Scientists previously speculated that heavy elements, such as platinum and gold, might be produced by the collapse of a massive, rapidly spinning star, like the one in this case. However, their extensive search showed no proof of this meaning the origin of the universe's heavy elements continues to be one of astronomy's biggest unanswered questions.
Dr Blanchard explained: "When we confirmed that the GRB was generated by the collapse of a massive star, that gave us the opportunity to test a hypothesis for how some of the heaviest elements in the universe are formed. However, we did not see signatures of these heavy elements, suggesting that extremely energetic GRBs like the B.O.A.T. do not produce these elements.
"That doesn't mean that all GRBs do not produce them, but it's a key piece of information as we continue to try to pin down where the heaviest elements are formed. Future studies will focus on whether the B.O.A.T.'s 'normal' cousins produce these elements."
The researchers are also left unsure about how a 'normal' supernova and a record-breaking GRB were produced by the same collapsed star. However, co-author Dr Tanmoy Laskar, a professor at the University of Utah, said it might be related to the shape and structure of so-called 'relativistic jets'.

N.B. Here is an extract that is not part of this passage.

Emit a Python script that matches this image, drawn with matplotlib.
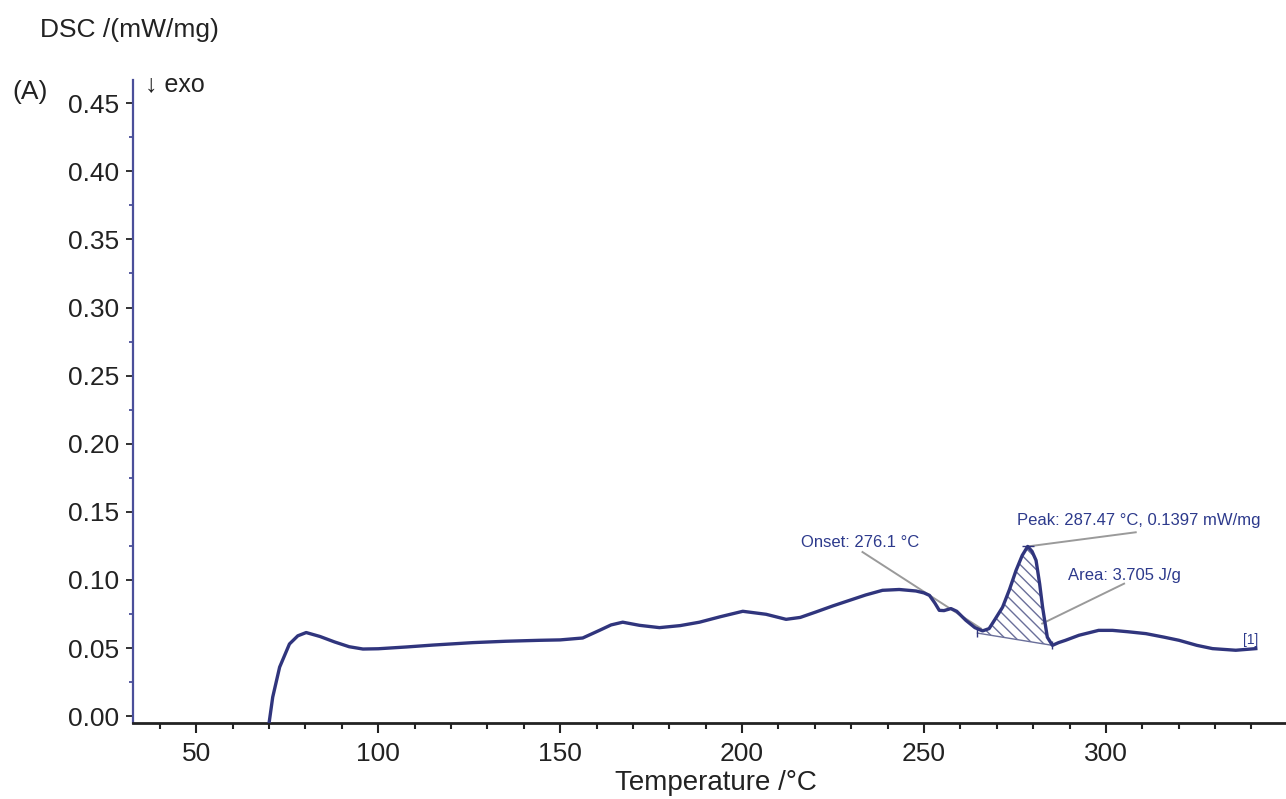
import numpy as np
import matplotlib
matplotlib.use("Agg")
import matplotlib.pyplot as plt
from matplotlib.ticker import MultipleLocator

plt.rcParams['font.family'] = ['Liberation Sans', 'DejaVu Sans']

# DSC curve (temperature in degC, signal in mW/mg)
temp = [70, 71, 72.9, 75.6, 77.9, 80.2, 84, 88, 92, 95.8, 100, 107.7, 115, 126,
        135, 144.3, 150, 156.2, 160.8, 164, 167.2, 171.8, 177.3, 183, 188.3, 194,
        200.2, 206.6, 212.1, 216, 220.3, 225, 229.5, 234, 238.6, 243.2, 247.8,
        250, 251.5, 253, 254.2, 255.5, 257.4, 259, 261.5, 264, 266.1, 267.9,
        269.5, 271.6, 273.5, 275.3, 277, 278.5, 279.7, 280.8, 281.8, 282.6,
        283.3, 283.9, 285.3, 287, 288.9, 292.6, 298, 301.8, 306, 311, 316,
        320.1, 325, 329.3, 335.7, 341.2]
dsc = [-0.005, 0.014, 0.036, 0.053, 0.059, 0.0614, 0.0585, 0.0545, 0.051, 0.0493,
       0.0495, 0.0508, 0.0522, 0.054, 0.055, 0.0557, 0.056, 0.0574, 0.063, 0.067,
       0.069, 0.0667, 0.065, 0.0665, 0.069, 0.073, 0.077, 0.0748, 0.0711, 0.0725,
       0.0765, 0.081, 0.085, 0.089, 0.0924, 0.093, 0.0919, 0.0905, 0.0887, 0.083,
       0.0777, 0.0775, 0.079, 0.077, 0.0704, 0.065, 0.0626, 0.0643, 0.071, 0.080,
       0.093, 0.107, 0.118, 0.1246, 0.121, 0.1144, 0.097, 0.080, 0.068, 0.058,
       0.052, 0.054, 0.0557, 0.0594, 0.063, 0.063, 0.062, 0.0606, 0.058, 0.0557,
       0.052, 0.0496, 0.0484, 0.0496]

# peak integration baseline
base_t = [264.7, 285.3]
base_v = [0.061, 0.052]
peak_t, peak_v = 278.5, 0.1246

xticks = [50, 100, 150, 200, 250, 300]
yticks = [0.00, 0.05, 0.10, 0.15, 0.20, 0.25, 0.30, 0.35, 0.40, 0.45]

navy = '#30357d'
txtcol = '#2d3a8c'
grey = '#9a9a9a'

fig = plt.figure(figsize=(12.86, 7.99), dpi=100)
ax = fig.add_axes([133/1286, 1-723/799, 1-133/1286, (723-80)/799])

ax.plot(temp, dsc, color=navy, lw=2.4, solid_joinstyle='round', zorder=3)

# hatched area between curve and baseline
t_arr = np.array(temp)
d_arr = np.array(dsc)
m = (t_arr >= 266) & (t_arr <= 285.3)
poly_x = list(t_arr[m]) + [base_t[0]]
poly_y = list(d_arr[m]) + [base_v[0]]
ax.fill(poly_x, poly_y, facecolor='none', edgecolor='#6a6f9a', hatch='\\\\\\',
        lw=0, zorder=2)
ax.plot(base_t, base_v, color='#6a6f9a', lw=1.0, zorder=2)
ax.plot(base_t, base_v, ls='none', marker='|', ms=6, color=navy, zorder=4)
ax.plot([peak_t], [peak_v], ls='none', marker='_', ms=8, color=navy, zorder=4)

# annotations
ax.plot([233.1, 265.7], [0.1205, 0.0643], color=grey, lw=1.4, zorder=1)
ax.text(216.2, 0.1278, 'Onset: 276.1 °C', color=txtcol, fontsize=12,
        ha='left', va='center')
ax.plot([peak_t, 308.2], [peak_v, 0.135], color=grey, lw=1.4, zorder=1)
ax.text(275.7, 0.1437, 'Peak: 287.47 °C, 0.1397 mW/mg', color=txtcol,
        fontsize=12, ha='left', va='center')
ax.plot([305, 282.5], [0.0973, 0.068], color=grey, lw=1.4, zorder=1)
ax.text(289.5, 0.1034, 'Area: 3.705 J/g', color=txtcol, fontsize=12,
        ha='left', va='center')
ax.text(339.7, 0.0557, '[1]', color=txtcol, fontsize=10, ha='center', va='center')

ax.set_xlim(32.6, 349.5)
ax.set_ylim(-0.005, 0.467)
ax.set_xticks(xticks)
ax.set_yticks(yticks)
ax.set_yticklabels([f'{v:.2f}' for v in yticks])
ax.xaxis.set_minor_locator(MultipleLocator(10))
ax.yaxis.set_minor_locator(MultipleLocator(0.025))

for s in ['top', 'right']:
    ax.spines[s].set_visible(False)
ax.spines['left'].set_color('#4a4f9a')
ax.spines['left'].set_linewidth(1.6)
ax.spines['bottom'].set_color('#222222')
ax.spines['bottom'].set_linewidth(2.0)

ax.tick_params(axis='x', which='major', direction='out', length=7, width=1.5,
               labelsize=19, pad=7, colors='#222222')
ax.tick_params(axis='x', which='minor', direction='out', length=4, width=1.5,
               colors='#222222')
ax.tick_params(axis='y', which='major', direction='out', length=5, width=1.3,
               labelsize=19, pad=5, colors='#222222')
ax.tick_params(axis='y', which='minor', direction='out', length=3, width=1.3,
               colors='#4a4f9a')

fig.text(40/1286, 1-30/799, 'DSC /(mW/mg)', fontsize=19, color='#222222',
         ha='left', va='center')
fig.text(12/1286, 1-92/799, '(A)', fontsize=19, color='#222222',
         ha='left', va='center')
fig.text(145/1286, 1-84/799, '↓ exo', fontsize=18, color='#222222',
         ha='left', va='center')
fig.text(716/1286, 1-783/799, 'Temperature /°C', fontsize=20, color='#222222',
         ha='center', va='center')

fig.savefig('out.png', dpi=100)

He explained: "When rapidly spinning, massive stars collapse into black holes, they produce jets of material that launch at rates close to the speed of light. If these jets are narrow, they produce a more focused and brighter beam of light. It's like focusing a flashlight's beam into a narrow column, as opposed to a broad beam that washes across a whole wall.
"In fact, this was one of the narrowest jets seen for a GRB so far, which gives us a hint as to why the afterglow appeared as bright as it did."